She is our love child.

Of all my children this is the child that physically and emotionally loves me the most.

This girl has big, bold, passionate plans for life and she’s not apologizing. Being her mama is such a blessing, and a creative challenge that I’m willing to accept. My assignment is to allow space for her to keep her spirit wild and her heart at peace.

Adaline’s story began before we even knew she would become a member of our family.  I wrote the other day about the time that God spoke to both Nathan and I about farming full time.  Adaline’s story begins the night that God told us to make her.  We were laying in bed after a long day of farmers market and the homeschool fall festival when both of us heard a quiet, but clear voice at the same exact time.  We looked at one another with this look that said, “did you hear that”?  Nathan said it first, “God just told me that he wants us to make another baby.”  I nodded letting him know that I had heard it too.
At the homeschool festival a woman walked up to me and said, “I hope you don’t mind, but God told me to come and tell you about my home birth midwife.”  Nathan and I weren’t even talking about having another baby at the time, but we had discussed that if we were to ever have another child that it would be at home.  Being fascinated with the topic of birth I listened to everything she had to tell me having no idea that another message would come that night.  All the details including a video can be found here on my blog, but about 41 weeks later sweet Adaline was born at home surrounded by our family, midwives, and friends.
Sweet Adaline came into this world in such a peaceful way.  It was very close to perfect in so many ways.  She followed along after three “easy” children and I had everything worked out in my head about what the future would hold.  Nathan and I were finding our way as a married couple, we were beginning to find our place of service within the community, I was starting to write publicly and find my voice for change.  Nathan was working towards his desire to farm full time.

I had decided that we had invested enough and worked hard enough that life should now become easy.  Oh-how naive I was to believe that life worked that way.  Thank God for a few very selfish years I was granted for they were the relaxing breath I needed as I moved from one life into another.

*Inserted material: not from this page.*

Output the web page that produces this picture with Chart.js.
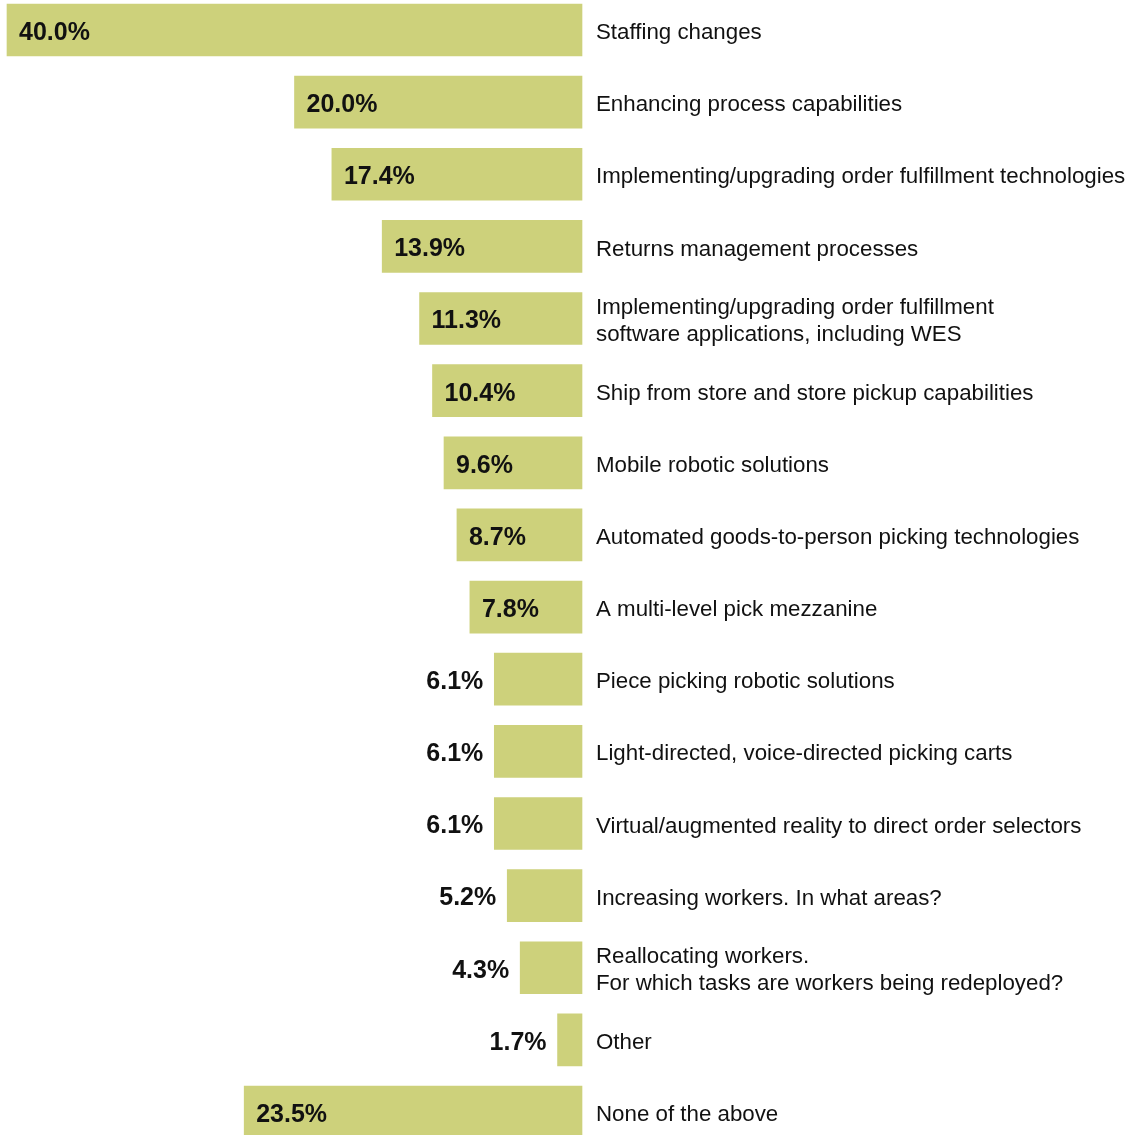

She has taught us to love ourselves in new ways while we love her in the way she demands.  She reminds me of myself-had I been allowed to fully be myself.  I’m not sure if my first three children were born “easy” or if I made them that way-through my over reaching plans and structured schedules and legalistic parenting style.  I’m certain that her very free spirit and inability to conform to her current social settings is caused by how busy and distracted we’ve been the last few years-but what I’m just now trying to decide is if that’s something we should wish we had done differently or simply be thankful that it’s how things worked out.  Maybe a bit of both, or neither.

Regardless, here she is.  She is our love child.

Me and this girl have nice, long talks fairly often. Talks about being yourself, working out the huge ball of energy that is bursting inside, the calling to do big things that no one understands, and the constant nagging that there is a need to apologize. Yep-we have long talks and I hope that she is ready to start out life strides in front of me.

She’s one of those people who makes you or breaks you-and I’ve chosen to be made-new.  She has taught me patience, kindness, a new way of being calm (when she’s unable to be).  She’s given me a much better sense of humor.  She’s taught me that plans are made to be broken and that “just another hug” is never too much.  She’s pointed out how distracted I often am by learning to ask me, “can I ask you a question” over and over again?

She’s taught me that saying “yes” to God isn’t about being made good.  Oftentimes-saying “yes” to God is about opening up a whole lot of things you never expected.

God knew that I needed her too.  He knew that I needed to know that my easy kids weren’t a reflection of how “good” I am.  He knew that I needed to slow down and think.  He knew that I needed to think more about the ways that my work could take the turn towards equality, acceptance, diversity, and justice.  Adaline-in being her real, raw self helps me do those things in ways I never would have learned without her.

Tomorrow sweet Adaline turns five years old and I’m so proud of the big girl she has become and her willingness to be herself no matter what.  I’ll never have to worry if I’ve loved her enough. This girl has the guts and the nerve and the gumption to take all the love she needs from me-and anyone else willing to keep up with her.